The Confederate States may acquire new territory; and Congress shall have power to legislate and provide governments for the inhabitants of all territory belonging to the Confederate States, lying without the limits of the several states; and may permit them, at such times, and in such manner as it may by law provide, to form states to be admitted into the Confederacy. In all such territory, the institution of negro slavery as it now exists in the Confederate States, shall be recognized and protected by Congress, and by the territorial government: and the inhabitants of the several Confederate States and Territories, shall have the right to take to such territory any slaves lawfully held by them in any of the states or territories of the Confederate states.
— Article IV Section 3(3)

False stories of “happy slaves” and “kind masters” were shared to change perceptions of the villainous South. The war was even renamed “the War Between the States” (a term rarely used during the War). And later “the War of Northern Aggression”  in the 1950s to explicitly declare that the North initiated the conflict (an untrue assertion that has been refuted many times over.)

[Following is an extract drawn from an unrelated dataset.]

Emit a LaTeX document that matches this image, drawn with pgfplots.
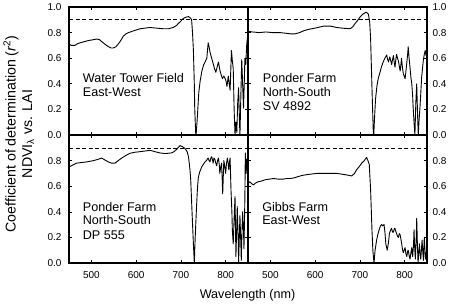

Confederate flag being flown alongside swastikas at a National Socialist (Nazi) parade in the U.S.

Confederate flag being flown alongside swastikas at a National Socialist (Nazi) parade in the U.S.

Its Use Today

Currently, very few Americans have a positive view of the Confederate flag. When polled in 2015, 13% of Americans had a positive reaction, 28% a negative reaction, and 56% had no reaction (the other 2% didn't respond). It is used by right-wing activists in the United States and in Europe. It is particularly popular in Germany as the Nazi flag is illegal. It is used as a substitute for the Nazi flag. In the U.S., particularly in the South, proponents claim it is representative of Southern heritage, parroting the revisionist language that came out in the mid-20th century.